An oil-refining company faced the prospect of declining margins owing in part to a changing regulatory landscape. The company needed to improve profitability by reassessing how it was making decisions about the types of crude to use in its operations and reducing periods of under utilization.

BCG did an analysis of crude oil available in the marketplace and the economic impact of adjusting the company’s current slate of 10 to 15 different types of crude.

At the start of the effort, BCG did a deep dive into the company’s crude procurement processes. Armed with that insight, we developed a custom model that allowed the company to analyze all the crudes in the market with physical and chemical properties similar to the stock the company was already using and determine the financial impact of switching a portion of the slate.

The model also allowed the company to assess the risks associated with altering its crude supplies. In some cases, for example, buying crude on the spot market would allow the company to take advantage of lower prices—but would increase the risk of potential shortages or in some cases the need to carry larger-than-normal inventory levels.

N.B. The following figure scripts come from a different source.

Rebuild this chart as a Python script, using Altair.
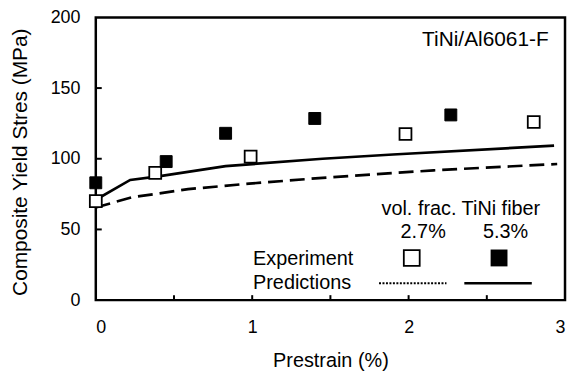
import altair as alt
import pandas as pd

# ---- data ----
exp_x_27 = [0, 0.38, 0.99, 1.98, 2.80]
exp_y_27 = [70, 90, 101.5, 117.5, 126]
exp_x_53 = [0, 0.45, 0.83, 1.40, 2.27]
exp_y_53 = [83, 98, 118, 128.5, 131]

pred_x_27 = [0, 0.23, 0.59, 0.98, 1.45, 2.16, 2.95]
pred_y_27 = [65.5, 72.7, 78.5, 82.4, 86.5, 91.8, 96.3]
pred_x_53 = [0, 0.22, 0.40, 0.83, 1.45, 1.90, 2.93]
pred_y_53 = [71, 85, 87.5, 94.8, 100, 103, 109.3]

x_tick_marks = [0.5, 1, 1.5, 2, 2.5]
y_tick_marks = [50, 100, 150]
x_labels = [0, 1, 2, 3]
y_labels = [0, 50, 100, 150, 200]

W, H = 473, 285
TOP = 16  # absolute y of plot top (page coords)
FONT = "Liberation Sans"

xs = alt.Scale(domain=[0, 3], nice=False, zero=False)
ys = alt.Scale(domain=[0, 200], nice=False)

x_axis = alt.Axis(values=x_labels, title="Prestrain (%)", grid=False, domain=False,
                  ticks=False, tickSize=0, labelPadding=19, labelFontSize=18,
                  labelFont=FONT, titleFont=FONT, titleFontSize=20,
                  titleFontWeight="normal", titleX=W / 2, titleY=67,
                  titleBaseline="alphabetic", titleAlign="center",
                  labelColor="black", titleColor="black")
y_axis = alt.Axis(values=y_labels, title="Composite Yield Stres (MPa)", grid=False,
                  domain=False, ticks=False, tickSize=0, labelPadding=16,
                  labelFontSize=18, labelFont=FONT, titleFont=FONT, titleFontSize=21,
                  titleFontWeight="normal", titleX=-70, titleY=H / 2 + 3,
                  titleAngle=270, titleBaseline="alphabetic", titleAlign="center",
                  labelColor="black", titleColor="black")

X = lambda f: alt.X(f, type="quantitative", scale=xs, axis=x_axis)
Y = lambda f: alt.Y(f, type="quantitative", scale=ys, axis=y_axis)

df27 = pd.DataFrame({"x": pred_x_27, "y": pred_y_27})
df53 = pd.DataFrame({"x": pred_x_53, "y": pred_y_53})
e27 = pd.DataFrame({"x": exp_x_27, "y": exp_y_27})
e53 = pd.DataFrame({"x": exp_x_53, "y": exp_y_53})

line27 = alt.Chart(df27).mark_line(color="black", strokeWidth=2.7, strokeDash=[15, 7]).encode(
    x=X("x"), y=Y("y"))
line53 = alt.Chart(df53).mark_line(color="black", strokeWidth=2.7).encode(
    x=X("x"), y=Y("y"))

pts27 = alt.Chart(e27).mark_square(size=144, fill="white", stroke="black",
                                   strokeWidth=1.8, opacity=1).encode(x=X("x"), y=Y("y"))
pts53 = alt.Chart(e53).mark_square(size=144, fill="black", stroke="black",
                                   strokeWidth=1, opacity=1).encode(x=X("x"), y=Y("y"))

xt = alt.Chart(pd.DataFrame({"t": x_tick_marks})).mark_rule(color="black", strokeWidth=2).encode(
    x=X("t"), y=alt.value(H), y2=alt.value(H - 5))
yt = alt.Chart(pd.DataFrame({"t": y_tick_marks})).mark_rule(color="black", strokeWidth=2).encode(
    y=Y("t"), x=alt.value(0), x2=alt.value(6))

one = pd.DataFrame({"k": [0]})


def label(txt, x, y, size=20, align="left"):
    # x, y given in page pixels, converted to plot-relative values
    return alt.Chart(one).mark_text(text=txt, font=FONT, fontSize=size, align=align,
                                    baseline="middle", color="black").encode(
        x=alt.value(x - 96.5), y=alt.value(y - TOP))


texts = [
    label("TiNi/Al6061-F", 553, 39, size=21, align="right"),
    label("vol. frac. TiNi fiber", 464.5, 209, align="center"),
    label("2.7%", 426.5, 232, align="center"),
    label("5.3%", 509.5, 232, align="center"),
    label("Experiment", 255, 260),
    label("Predictions", 255, 284),
]

leg_open = alt.Chart(one).mark_square(size=256, fill="white", stroke="black",
                                      strokeWidth=1.8, opacity=1).encode(
    x=alt.value(415 - 96.5), y=alt.value(258.5 - TOP))
leg_fill = alt.Chart(one).mark_square(size=289, fill="black", opacity=1).encode(
    x=alt.value(503 - 96.5), y=alt.value(258.5 - TOP))
leg_dot = alt.Chart(one).mark_rule(color="black", strokeWidth=2, strokeDash=[2, 1.5]).encode(
    x=alt.value(382 - 96.5), x2=alt.value(450 - 96.5), y=alt.value(284 - TOP))
leg_solid = alt.Chart(one).mark_rule(color="black", strokeWidth=2.7).encode(
    x=alt.value(468 - 96.5), x2=alt.value(536 - 96.5), y=alt.value(284 - TOP))

chart = alt.layer(
    line27, line53, xt, yt, pts27, pts53, *texts, leg_open, leg_fill, leg_dot, leg_solid
).properties(
    width=W, height=H,
    autosize=alt.AutoSizeParams(type="none"),
    padding={"left": 88.5, "top": TOP - 8, "right": 2, "bottom": 72},
    background="white",
).configure_view(stroke="black", strokeWidth=2.5)

chart.save("out.html", embed_options={"renderer": "svg", "actions": False})
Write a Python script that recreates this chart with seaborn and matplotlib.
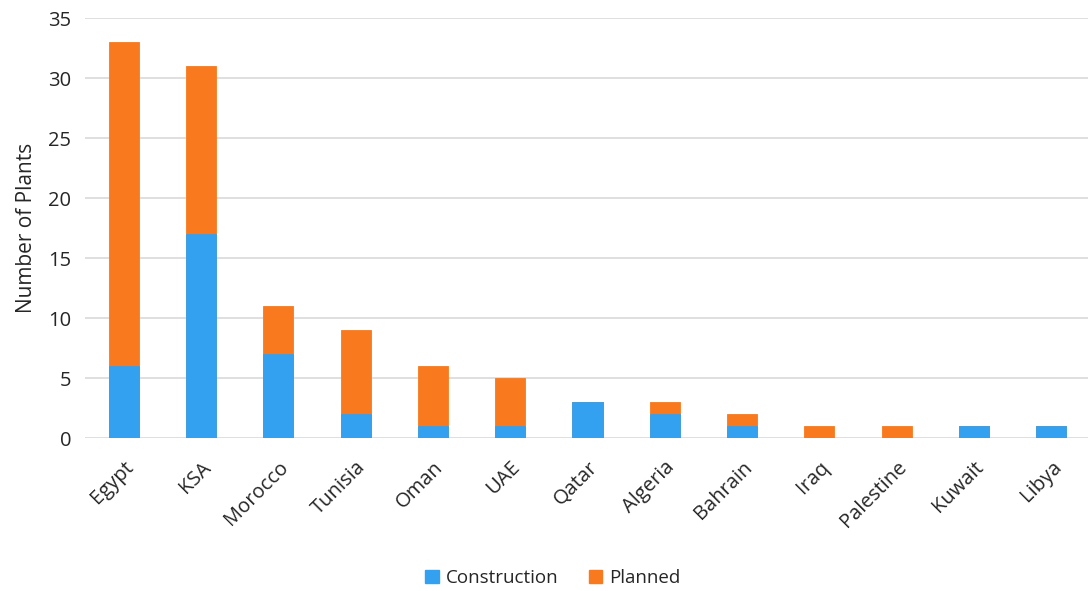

An Impact on Profits—and Culture

At the same time, the model helped the company understand how adjusting its crude slate could address the issue of periodic excess capacity. Given that the use of certain types of crude can be a drag on refinery utilization, the company needed to integrate that potential impact into its overall approach to selecting from the 80-plus types of crude available every week on the market.

In addition to boosting profitability, the effort drove a cultural change at the company. There was a mindset shift from favoring predictability and routine to focusing on dynamic optimization of the crude slate based on shifting economics.